Mourinho'ya çok sallanacak bir maç değildi. Bir tek Coentrao'yu sağa koyması hata olarak görülebilir ama bu da ortaya çıkan sonucun sebebi değil. Zaten maçın sonlarında da Madrid tribünleri tezarühatlarla teknik adamlarına duydukları inancı gösterdiler. Bugün her şeye rağmen bu maçın kaybedilmesinin 1 numaralı sorumlusu Ronaldo'dur. Mourinho da onu çıkartamazdı. Başka bir oyuncu olsa 10 kere çıkartılmıştı ama söz konusu Ronaldo olunca yemiyor. Kaçırdığı ilk golden sonra bir daha toparlanamadı. 2.yarıda ki pozisyon ise ilk yarının yansımasıydı. Bu 2 golü kaçırınca yapmamalıydı ama hayata küstü. Hal böyle olunca Barcelona bir kez daha galip geldi Madrid'te. Katalanlar adına maçın yıldızı bence hatasız oynayan Puyol'du. Soldan gelen Real Madrid ataklarında kademeye mükemmel girdi ve oluşabilecek sıkıntıları başlamadan bitirdi. Abidal ters tarafta çok kötüydü mesela. Pique'yi de etkiledi.

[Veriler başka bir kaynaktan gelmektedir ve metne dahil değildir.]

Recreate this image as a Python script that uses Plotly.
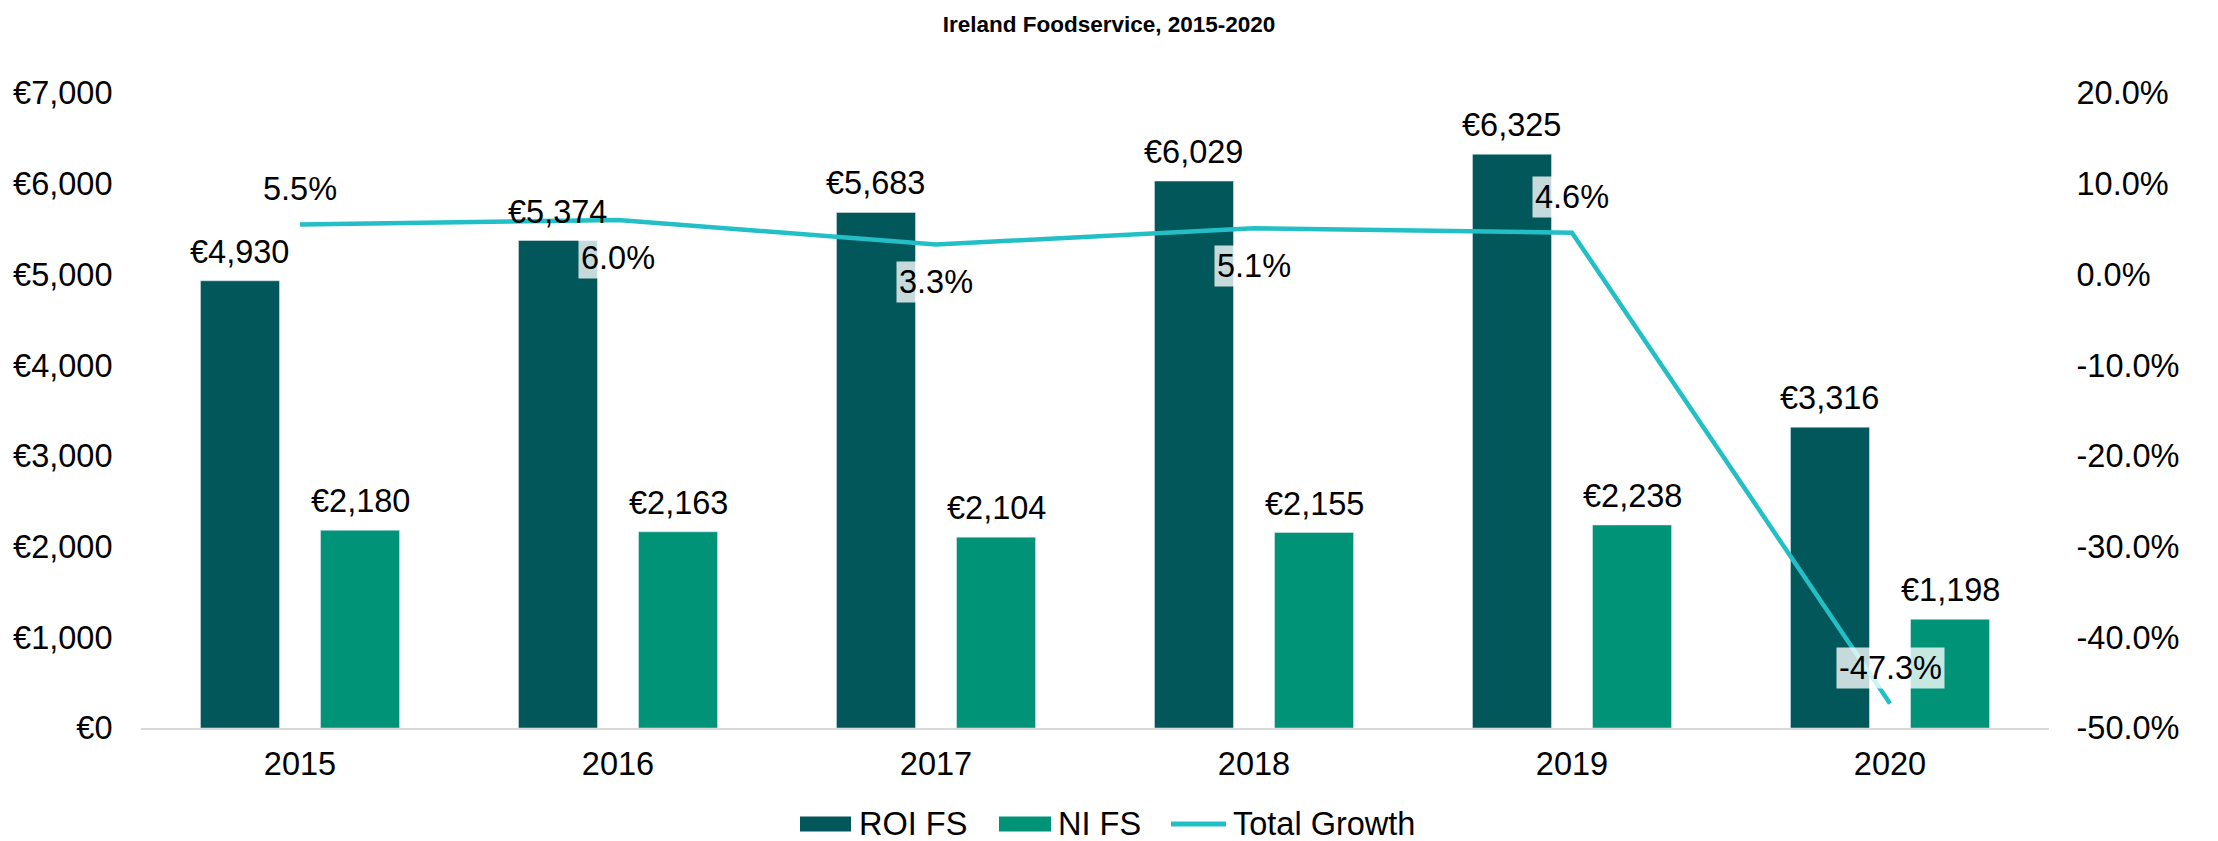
import plotly.graph_objects as go

# ---- data ----
years = ["2015", "2016", "2017", "2018", "2019", "2020"]
roi_fs = [4930, 5374, 5683, 6029, 6325, 3316]
ni_fs = [2180, 2163, 2104, 2155, 2238, 1198]
total_growth = [0.055, 0.060, 0.033, 0.051, 0.046, -0.473]
growth_label_side = ["above", "below", "below", "below", "above", "above"]
series_names = ["ROI FS", "NI FS", "Total Growth"]

left_ticks = [0, 1000, 2000, 3000, 4000, 5000, 6000, 7000]
left_tick_text = ["€0", "€1,000", "€2,000", "€3,000", "€4,000", "€5,000", "€6,000", "€7,000"]
right_ticks = [-0.5, -0.4, -0.3, -0.2, -0.1, 0.0, 0.1, 0.2]
right_tick_text = ["-50.0%", "-40.0%", "-30.0%", "-20.0%", "-10.0%", "0.0%", "10.0%", "20.0%"]

# ---- style / layout ----
FONT = "Arial, Liberation Sans, sans-serif"
FS = 32.5
C_ROI = "#02575A"
C_NI = "#009377"
C_LINE = "#22BFC6"
W, H = 2218, 841
ML, MR, MT, MB = 141, 169, 93, 113
BARGAP, BARGROUPGAP = 0.245, 0.342
PW, PH = W - ML - MR, H - MT - MB

xpos = list(range(len(years)))
bar_off = (1 - BARGAP) / 4  # centre offset of each bar within its group (axis units)

fig = go.Figure()

fig.add_trace(go.Bar(name=series_names[0], x=xpos, y=roi_fs, marker=dict(color=C_ROI),
                     showlegend=False))
fig.add_trace(go.Bar(name=series_names[1], x=xpos, y=ni_fs, marker=dict(color=C_NI),
                     showlegend=False))
fig.add_trace(go.Scatter(name=series_names[2], x=xpos, y=total_growth, yaxis="y2",
                         mode="lines", line=dict(color=C_LINE, width=4.5),
                         cliponaxis=False, showlegend=False))

# bar value labels
for xi, v_roi, v_ni in zip(xpos, roi_fs, ni_fs):
    for xc, v in ((xi - bar_off, v_roi), (xi + bar_off, v_ni)):
        fig.add_annotation(x=xc, y=v, xref="x", yref="y", text=f"€{v:,}",
                           showarrow=False, yanchor="middle", yshift=29,
                           font=dict(size=FS, color="black", family=FONT))

# growth labels
for xi, g, side in zip(xpos, total_growth, growth_label_side):
    fig.add_annotation(
        x=xi, y=g, xref="x", yref="y2", text=f"{g*100:.1f}%", showarrow=False,
        yanchor="middle", yshift=36 if side == "above" else -38,
        bgcolor="rgba(255,255,255,0.78)", borderpad=2,
        font=dict(size=FS, color="black", family=FONT),
    )

# ---- legend (drawn manually to get Excel-style wide swatches) ----
def px_x(p):
    return (p - ML) / PW

def px_y(p):
    return (H - MB - p) / PH

LEG_Y = 824
legend_items = [
    ("rect", C_ROI, 800, 851, 858, series_names[0]),
    ("rect", C_NI, 999, 1051, 1057, series_names[1]),
    ("line", C_LINE, 1171, 1226, 1232, series_names[2]),
]
for kind, col, x0, x1, tx, label in legend_items:
    if kind == "rect":
        fig.add_shape(type="rect", xref="paper", yref="paper",
                      x0=px_x(x0), x1=px_x(x1), y0=px_y(LEG_Y - 7.5), y1=px_y(LEG_Y + 7.5),
                      fillcolor=col, line=dict(width=0), layer="above")
    else:
        fig.add_shape(type="line", xref="paper", yref="paper",
                      x0=px_x(x0), x1=px_x(x1), y0=px_y(LEG_Y), y1=px_y(LEG_Y),
                      line=dict(color=col, width=5), layer="above")
    fig.add_annotation(x=px_x(tx), y=px_y(LEG_Y), xref="paper", yref="paper",
                       text=label, showarrow=False, xanchor="left", yanchor="middle",
                       height=34, borderpad=0,
                       font=dict(size=FS, color="black", family=FONT))

fig.update_layout(
    width=W, height=H,
    margin=dict(l=ML, r=MR, t=MT, b=MB, autoexpand=False),
    paper_bgcolor="white", plot_bgcolor="white",
    font=dict(family=FONT, size=FS, color="black"),
    title=dict(text="<b>Ireland Foodservice, 2015-2020</b>", x=0.5, xanchor="center",
               xref="container", y=1 - 24 / H, yref="container", yanchor="middle",
               font=dict(size=22.5, color="black", family=FONT)),
    barmode="group", bargap=BARGAP, bargroupgap=BARGROUPGAP,
    showlegend=False,
    xaxis=dict(type="linear", range=[-0.5, len(years) - 0.5], tickvals=xpos,
               ticktext=years, showline=True, linecolor="#D9D9D9", linewidth=2,
               showgrid=False, zeroline=False, ticks="outside", ticklen=6,
               tickcolor="rgba(0,0,0,0)", tickfont=dict(size=FS), automargin=False),
    yaxis=dict(range=[0, 7000], tickvals=left_ticks, ticktext=left_tick_text,
               showgrid=False, zeroline=False, showline=False, ticks="outside",
               ticklen=21, tickcolor="rgba(0,0,0,0)", tickfont=dict(size=FS),
               automargin=False),
    yaxis2=dict(range=[-0.5, 0.2], tickvals=right_ticks, ticktext=right_tick_text,
                overlaying="y", side="right", showgrid=False, zeroline=False,
                showline=False, ticks="outside", ticklen=20,
                tickcolor="rgba(0,0,0,0)", tickfont=dict(size=FS), automargin=False),
)

fig.write_html("out.html", config={"displayModeBar": False},
               post_script="document.body.style.margin='0';")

Maçın sevindirici tarafı mağlubiyetten sonra çirkinleşen bir Real Madridli oyuncunun olmamasıydı. Bir ara Pepe ve Ramos'tan böyle bir hareket bekledim ama Barçalı oyuncularda germeyince ortamı kırmızısız bir El Clasico geride kaldı. Sonuçta maraton daha uzun. Real Madrid önümüzdeki hafta Sevilla'yı yenerse deplasmanda fark yine 3'e çıkacak. Olmaması için bir neden yok. Son yıllarda Barça mağlubiyetleri pek kötü etkilemedi Real'i. Yine kazanabilirler. Maçın güzel görüntülerinden biri de bitiş düdüğüne yakın Mourinho'nun Barcelona yedek kulübesine giderek kısa bir zaman önce operasyon geçirmesine rağmen bu karşılaşmaya çıkan Guaridola'nın yardımcısı Tito'yla konuşup moral vermesiydi.

Sonuçta çok kaliteli olmasa da heyecan dozu yine yüksek bir 'El Clasico' izledik. 2 takımda vasatı geçemedi bence. Girdikleri pozisyon sayısı aynıydı. Barcelona son bölümde 2-3 etkili kontra atak geliştirdiyse de oyunun genelinde daha çok kaçıran Madrid'ti. 2 sene önceki gibi Real'in ezildiği, ya da savunma yaptığı bir karşılaşma değildi bu. Şansların eşit olduğu bir dönemdeyiz. Şu an tek fark Barcelona'nın aşırı özgüveni ve Real karşısında ki müthiş psikolojik avantajı. Artık 'El Clasico' ları ufak farklar belirleyecek gibi gözüküyor. Bunun doğru olup olmadığını da izleyip göreceğiz.

2 yorum:

gökhan42 dedi ki...

Real bu yıl sampiyon olsa da bilecek ki barca dan daha iyi değil.


http://etisas.blogspot.com/2011/12/barca-meydan-okudu.html

la mano de dios dedi ki...

evet barça uzay futbolunu oynamadı,real kazanabilirdi ama her zamanki yine kazanamayacağız psikolojisi değilmiydi dün realdeki golü yedikten sonraki durum?